You have not done this.
Do you really think you can ignore and resist God's purposes and succeed?
Did you miss that teaching at synagogue?
Now you want a spectacular sign for your brothers.
Is this an excuse?
Are you saying there wasn't enough evidence for you?
If you just had a little more certainty, your self-interest would have kicked in and
you would have "anted up."
I don't think so.
That's not the problem.
If your brothers, like yourself, do not heed the whole history of their people, they will not
listen to a man come back from the dead. (John Shea, The Relentless Widow, p. 277)
There are family expectations for Abraham's children, outlined clearly and repeatedly in
Moses and the prophets, chief among them to care for the poor and the vulnerable
like family...because they are family, because they are us.
It is an expectation shared by children of God in Christ, who says that whatever we do or
fail to do to the hungry and thirsty and sick and unclothed and incarcerated we do
or fail to do to him.
We dare not risk passing someone on the street or ignoring someone on our fancy, factory
direct doorstep because chances are they are our brother, our sister, our Savior.
God overruled skeptical Abraham, said maybe the tormented man's idea is a worth a try.
Lazarus was sent back from the dead, under the assumed name "Jesus."
Revelation says he stands at the door and knocks, but really he sits at the gate and waits.
His poverty is not a shame to him, but to us.
Now we live in a country that has more than enough to feed the world, I suspect even
enough to satisfy all who hunger with the waste that falls from our tables and
fills our garbage trucks.
The people who ache with need may or may not be homeless, or mentally ill, or drug
addicts, or welfare cases, or drains on the system, or capable of finding a job, or
lazy, or shiftless, or irresponsible...they may or may not be judged to deserve their
fate in the courtrooms of opinionated political hearts...but no matter what we think of them or how we respond to them, they are family.
They are us.
They are children of God.
They are our brothers and sisters.
They are Christ in our midst, come back from the dead for us, open sores and all.
And on this side of our own inevitable death, there is still a chance to be called, in the
prophet Isaiah's words, the repairer of the breach, the restorer of streets to live in.

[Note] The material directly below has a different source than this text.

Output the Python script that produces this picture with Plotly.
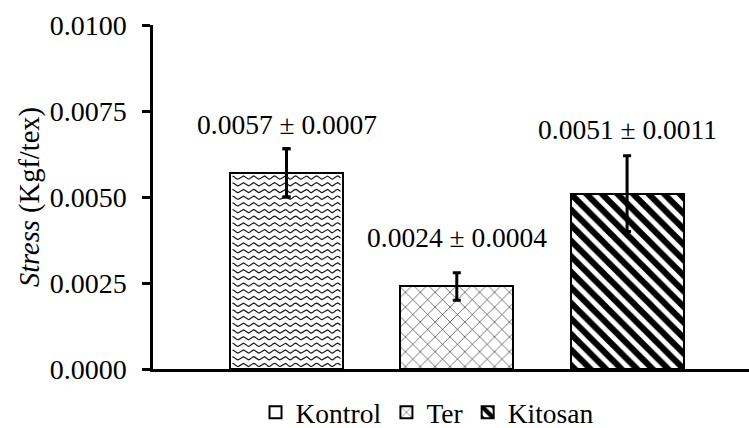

The chasm here between rich and poor has not been eternally fixed; we can still cross
over, we can still close the gap, we can still open the gate.
And when we do, and we encounter our suffering siblings who are poor and miserable
and rich and miserable, we encounter the one who crossed the fixed chasms
between death and life, and between heaven and human, to reach us with mercy.
He longs for us to open the gates between the world and our eyes.
Look around and see the faces.
Pay attention to the stories.
Open your heart and your hand and your gate.
Be kind and attentive and generous, even when it feels more comfortable not to be.
The face you would rather avoid is family.
The neighbor who compromises your property value is your brother.
And the beggar with the hollow, desperate eyes is a face you will see again when
the angels carry you away to his throne.